We have made it into more or less the centre of the southern section of the Scrub, as the locals call it. The Pilliga is the largest forest in NSW west of the Great Dividing Range, 500,000ha. More than half of it is NP or conservation zones. It is a great place for birds of all types and wildflowers in Spring. Most of the rest is managed by Forestry NSW for selective timber production. Coal seam gas and fracking is a controversial issue among the locals and drop in greenies from the big smokes.
We have based ourselves at a place called Sculptures in the Scrub, but more of that later. No plug in power or water here so we are relying on renewables, the sun does look like shining for us.
The campsite is about 20km into the Forest off the Newell Hwy, in the east, and a similar distance in from Baradine, a small town on the western edge of the Forest.

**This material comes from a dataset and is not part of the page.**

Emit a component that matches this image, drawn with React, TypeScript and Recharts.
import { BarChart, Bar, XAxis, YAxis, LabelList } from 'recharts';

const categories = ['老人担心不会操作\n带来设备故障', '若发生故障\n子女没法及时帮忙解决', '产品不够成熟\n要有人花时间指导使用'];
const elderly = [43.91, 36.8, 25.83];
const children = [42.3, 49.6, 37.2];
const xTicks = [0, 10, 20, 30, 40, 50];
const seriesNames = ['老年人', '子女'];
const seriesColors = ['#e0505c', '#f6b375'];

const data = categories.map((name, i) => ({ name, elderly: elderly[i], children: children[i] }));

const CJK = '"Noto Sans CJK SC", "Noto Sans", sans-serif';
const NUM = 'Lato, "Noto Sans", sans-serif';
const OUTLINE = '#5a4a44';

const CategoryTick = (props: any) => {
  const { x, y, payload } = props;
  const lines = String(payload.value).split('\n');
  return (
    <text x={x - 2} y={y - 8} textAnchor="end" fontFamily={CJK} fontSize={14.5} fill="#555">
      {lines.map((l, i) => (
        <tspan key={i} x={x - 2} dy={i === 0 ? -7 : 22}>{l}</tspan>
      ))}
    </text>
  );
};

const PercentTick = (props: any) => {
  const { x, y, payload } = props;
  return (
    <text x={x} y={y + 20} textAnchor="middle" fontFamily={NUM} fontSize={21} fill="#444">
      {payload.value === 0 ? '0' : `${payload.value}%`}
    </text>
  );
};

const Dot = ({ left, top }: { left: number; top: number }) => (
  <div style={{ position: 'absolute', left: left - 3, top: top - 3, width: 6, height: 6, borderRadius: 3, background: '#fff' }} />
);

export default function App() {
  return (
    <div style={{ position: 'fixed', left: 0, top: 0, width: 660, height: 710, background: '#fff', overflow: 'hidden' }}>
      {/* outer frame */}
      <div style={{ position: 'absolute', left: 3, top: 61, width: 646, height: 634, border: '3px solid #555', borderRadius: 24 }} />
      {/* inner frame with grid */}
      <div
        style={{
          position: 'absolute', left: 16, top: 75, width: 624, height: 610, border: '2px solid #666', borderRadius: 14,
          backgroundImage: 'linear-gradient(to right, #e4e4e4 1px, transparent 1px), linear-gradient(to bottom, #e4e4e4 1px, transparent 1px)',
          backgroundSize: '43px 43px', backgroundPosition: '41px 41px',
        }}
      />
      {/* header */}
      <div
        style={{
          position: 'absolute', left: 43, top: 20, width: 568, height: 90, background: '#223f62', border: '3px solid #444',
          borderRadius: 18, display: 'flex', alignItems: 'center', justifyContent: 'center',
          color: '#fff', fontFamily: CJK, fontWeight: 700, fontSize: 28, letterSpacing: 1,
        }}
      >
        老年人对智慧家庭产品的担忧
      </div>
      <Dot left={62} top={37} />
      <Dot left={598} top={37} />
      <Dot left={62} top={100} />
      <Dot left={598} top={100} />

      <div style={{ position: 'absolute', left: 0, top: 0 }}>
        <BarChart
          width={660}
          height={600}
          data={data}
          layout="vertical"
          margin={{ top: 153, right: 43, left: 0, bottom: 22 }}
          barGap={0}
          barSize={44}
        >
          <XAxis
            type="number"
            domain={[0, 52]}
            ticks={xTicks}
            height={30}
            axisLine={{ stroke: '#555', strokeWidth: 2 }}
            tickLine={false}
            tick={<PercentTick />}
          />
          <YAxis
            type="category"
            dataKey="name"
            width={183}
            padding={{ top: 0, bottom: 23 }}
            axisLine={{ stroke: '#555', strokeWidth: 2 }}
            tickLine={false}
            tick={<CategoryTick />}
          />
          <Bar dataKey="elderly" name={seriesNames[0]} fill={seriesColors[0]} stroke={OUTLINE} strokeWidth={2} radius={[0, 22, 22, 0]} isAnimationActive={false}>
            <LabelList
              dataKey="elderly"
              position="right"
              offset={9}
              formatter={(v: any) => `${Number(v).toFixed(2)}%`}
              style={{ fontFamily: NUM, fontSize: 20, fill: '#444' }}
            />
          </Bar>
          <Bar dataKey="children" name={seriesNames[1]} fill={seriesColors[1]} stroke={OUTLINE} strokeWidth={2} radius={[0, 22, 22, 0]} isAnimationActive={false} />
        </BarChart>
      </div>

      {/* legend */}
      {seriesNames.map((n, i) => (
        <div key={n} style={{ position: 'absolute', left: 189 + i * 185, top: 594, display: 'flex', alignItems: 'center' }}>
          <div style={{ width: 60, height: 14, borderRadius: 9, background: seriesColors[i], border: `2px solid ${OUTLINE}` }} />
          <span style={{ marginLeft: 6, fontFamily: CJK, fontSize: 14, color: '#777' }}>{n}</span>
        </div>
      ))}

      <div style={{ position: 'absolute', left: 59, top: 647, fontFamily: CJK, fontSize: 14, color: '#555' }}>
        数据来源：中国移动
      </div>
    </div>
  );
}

Baradine had its hey day in the timber cutting days of the late 19th century first half of the twentieth. The Forest was a big producer of sleepers for the railways.
There are tracks all through the Forest and we chose one that takes us to the fire lookout tower, about 20 km to the north, a good gravel road but cut up a bit by the recent rains. A few creek beds with dribbles of water to go across along the way. Wildflowers out in profusion.
Homealone lingered in the car while Allthego made the climb aloft.
The view from the top of the tower is particularly spectacular, the Forest stretching away in all directions. The Warrumbungles could be seen on the horizon.
We made our way back to the campsite for dinner and bed.